Protecting the written word

old books
Spine tinglers: a selection of old books. Photograph: David Levene for the Guardian

Having spent most of a week transforming my late husband’s study for a different purpose, I’m obsessed with the way we think of books. That I should have kept books we both enjoyed – the Terry Pratchetts or Winnie-the-Pooh – is understandable, but why did I still have the technical stuff about warfare or flying I didn’t manage to give away? The 50 years or so of bound Punches inherited from my grandfather… Well, yes, they are quite fun to browse through, but there’s so much that gets treated almost as a sacred text which is nothing of the sort.

We were brought up thinking it sacrilege even to underline important passages in a book one is studying; annotating stuff needed for work seemed vaguely naughty. But it can’t always have been so.

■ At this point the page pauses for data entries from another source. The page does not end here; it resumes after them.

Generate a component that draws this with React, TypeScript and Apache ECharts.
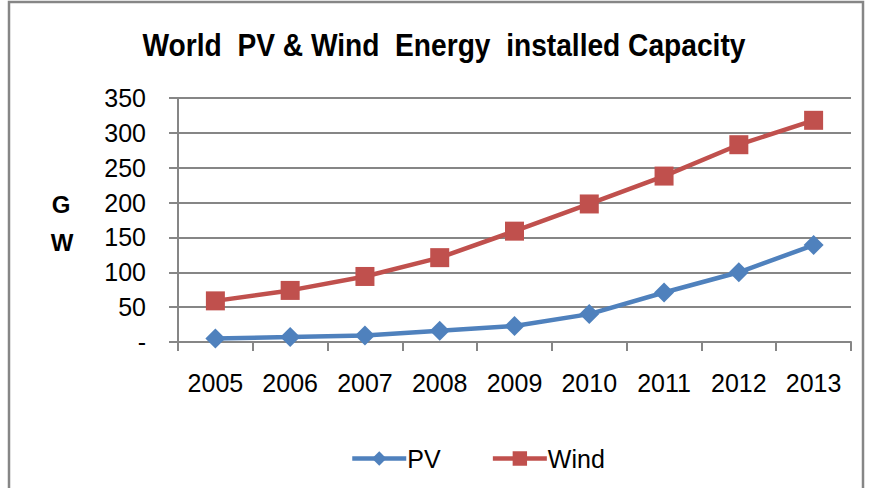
import React, { useEffect, useRef } from "react";
import * as echarts from "echarts";

const years = ["2005", "2006", "2007", "2008", "2009", "2010", "2011", "2012", "2013"];
const pvValues = [5.1, 7, 9.4, 16, 23, 40, 71, 100, 139];
const windValues = [59, 74, 94, 121, 159, 198, 238, 283, 318];
const titleText = "World  PV & Wind  Energy  installed Capacity";

const FONT = "'Liberation Sans', Arial, sans-serif";
const GRAY = "#868686";

export default function App() {
  const ref = useRef<HTMLDivElement>(null);
  useEffect(() => {
    const chart = echarts.init(ref.current!, null, { renderer: "svg" });
    chart.setOption({
      animation: false,
      backgroundColor: "#ffffff",
      graphic: [
        {
          type: "rect",
          shape: { x: 9, y: 2, width: 854, height: 500 },
          style: { fill: "none", stroke: GRAY, lineWidth: 2.5 },
          silent: true,
        },
        {
          type: "text",
          x: 444,
          y: 45,
          scaleX: 0.88,
          style: {
            text: titleText,
            fontFamily: FONT,
            fontWeight: "bold",
            fontSize: 32,
            fill: "#000",
            align: "center",
            verticalAlign: "middle",
          },
        },
        {
          type: "text",
          x: 61,
          y: 204,
          style: {
            text: "G",
            fontFamily: FONT,
            fontWeight: "bold",
            fontSize: 24,
            fill: "#000",
            align: "center",
            verticalAlign: "middle",
          },
        },
        {
          type: "text",
          x: 62,
          y: 242,
          style: {
            text: "W",
            fontFamily: FONT,
            fontWeight: "bold",
            fontSize: 24,
            fill: "#000",
            align: "center",
            verticalAlign: "middle",
          },
        },
      ],
      legend: {
        top: 441,
        left: 345,
        itemWidth: 54,
        itemHeight: 18,
        itemGap: 50,
        lineStyle: { width: 4.5 },
        textStyle: { fontFamily: FONT, fontSize: 25, color: "#000", padding: [0, 0, 0, -4] },
        data: ["PV", "Wind"],
      },
      grid: { left: 178, right: 19, top: 98, bottom: 146, containLabel: false },
      xAxis: {
        type: "category",
        data: years,
        boundaryGap: true,
        axisLine: { lineStyle: { color: GRAY, width: 2 } },
        axisTick: { show: true, alignWithLabel: false, length: 9, lineStyle: { color: GRAY, width: 2 } },
        axisLabel: { fontFamily: FONT, fontSize: 25, color: "#000", margin: 28 },
      },
      yAxis: {
        type: "value",
        min: 0,
        max: 350,
        interval: 50,
        axisLine: { show: true, lineStyle: { color: GRAY, width: 2 } },
        axisTick: { show: true, length: 9, lineStyle: { color: GRAY, width: 2 } },
        splitLine: { lineStyle: { color: GRAY, width: 2 } },
        axisLabel: {
          fontFamily: FONT,
          fontSize: 25,
          color: "#000",
          margin: 32,
          formatter: (v: number) => (v === 0 ? "-" : String(v)),
        },
      },
      series: [
        {
          name: "PV",
          type: "line",
          data: pvValues,
          symbol: "diamond",
          symbolSize: 20,
          color: "#4F81BD",
          lineStyle: { width: 4.5, color: "#4F81BD" },
          itemStyle: { color: "#4F81BD" },
        },
        {
          name: "Wind",
          type: "line",
          data: windValues,
          symbol: "rect",
          symbolSize: 19,
          color: "#C0504D",
          lineStyle: { width: 4.5, color: "#C0504D" },
          itemStyle: { color: "#C0504D" },
        },
      ],
    });
    return () => chart.dispose();
  }, []);
  return <div ref={ref} style={{ width: 870, height: 488, position: "absolute", left: 0, top: 0 }} />;
}
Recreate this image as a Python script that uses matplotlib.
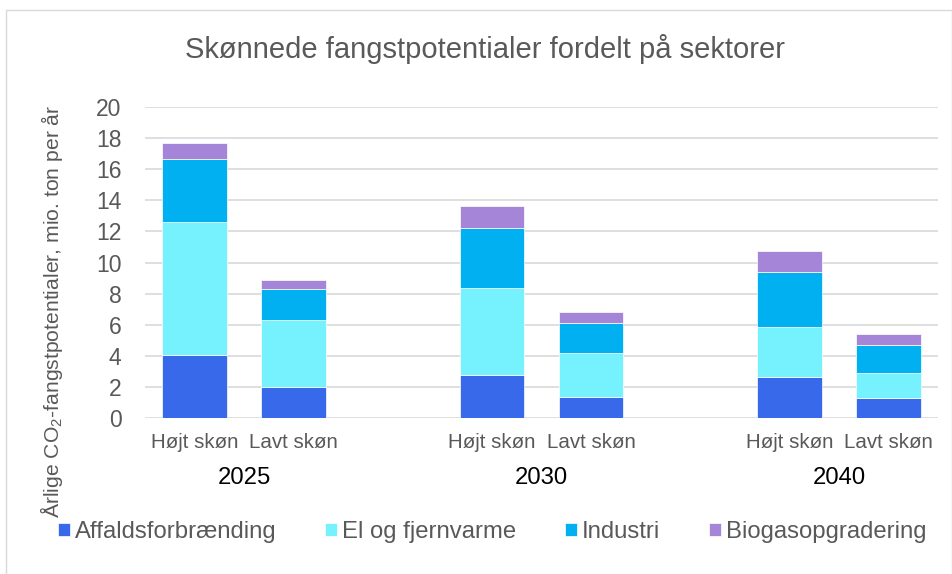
import matplotlib
matplotlib.use("Agg")
import matplotlib.pyplot as plt
import matplotlib.transforms as mtransforms
from matplotlib.patches import Rectangle

plt.rcParams['font.family'] = ['Liberation Sans', 'DejaVu Sans']
plt.rcParams['mathtext.fontset'] = 'custom'
plt.rcParams['mathtext.rm'] = 'Liberation Sans'

# data (mio. ton per year)
years = ['2025', '2030', '2040']
scenarios = ['Højt skøn', 'Lavt skøn']
sectors = ['Affaldsforbrænding', 'El og fjernvarme', 'Industri', 'Biogasopgradering']
affald = [4.05, 2.0, 2.75, 1.35, 2.62, 1.3]
el_fjernvarme = [8.55, 4.3, 5.6, 2.8, 3.2, 1.6]
industri = [4.05, 2.0, 3.9, 1.95, 3.6, 1.8]
biogas = [1.07, 0.55, 1.4, 0.7, 1.35, 0.67]
colors = ['#3769EA', '#76F1FE', '#00B0F0', '#A585D8']

grey = '#595959'

fig = plt.figure(figsize=(9.53, 5.74), dpi=100)
ax = fig.add_axes([145/953, 1-417.7/574, 793/953, 310.4/574])

xpos = [0, 1, 3, 4, 6, 7]
bottom = [0.0] * 6
for vals, col, name in zip([affald, el_fjernvarme, industri, biogas], colors, sectors):
    ax.bar(xpos, vals, width=0.65, bottom=bottom, color=col, label=name,
           edgecolor='white', linewidth=0.5, zorder=3)
    bottom = [b + v for b, v in zip(bottom, vals)]

ax.set_xlim(-0.5, 7.5)
ax.set_ylim(0, 20)
ax.set_yticks(range(0, 21, 2))
ax.yaxis.grid(True, color='#d9d9d9', linewidth=1.2, zorder=0)
ax.set_axisbelow(True)
for s in ax.spines.values():
    s.set_visible(False)
ax.set_xticks(xpos)
ax.set_xticklabels(scenarios * 3)
ax.tick_params(axis='y', length=0, pad=17, labelsize=16.5, labelcolor=grey)
ax.tick_params(axis='x', length=0, pad=11, labelsize=14.8, labelcolor=grey)

# year labels under each group
trans = mtransforms.blended_transform_factory(ax.transData, fig.transFigure)
for i, yr in enumerate(years):
    ax.text(xpos[2*i] + 0.5, 1 - 478/574, yr, transform=trans, ha='center',
            va='center', fontsize=17.2, color='black')

fig.text(485/953, 1 - 58/574, 'Skønnede fangstpotentialer fordelt på sektorer',
         ha='center', va='baseline', fontsize=21, color=grey)
fig.text(52/953, 1 - 311/574, 'Årlige CO$_\\mathrm{2}$-fangstpotentialer, mio. ton per år',
         rotation=90, ha='center', va='center', fontsize=15.2, color=grey)

fig.legend(loc='center left', bbox_to_anchor=(58/953, 1 - 532/574), ncol=4,
           frameon=False, fontsize=17.2, labelcolor=grey, handlelength=0.5,
           handleheight=0.5, handletextpad=0.2, columnspacing=2.05,
           borderpad=0, borderaxespad=0)

fig.patches.append(Rectangle((6/953, -0.1), 946/953, 1.1 - 10/574, transform=fig.transFigure,
                             fill=False, edgecolor='#d9d9d9', linewidth=1))

fig.savefig('out.png', dpi=100)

I was once asked by a very distinguished publisher to let him have a couple of books “with your marginal comments” – it seemed wicked, but historians blamelessly rely on long-ago footnotes.

It’s as if whatever bits of our schooling we’ve forgotten, we’ve kept the sacredness of the written word with the mantra that “books do furnish a room”, which is rather like saying you only read the Bible for the stories. And what I don’t know, though somebody must, is whether this religious respect for the written word extends to Kindles and such, or not. At least they can’t, surely, tiresomely take up 20 untouched shelves in an empty room.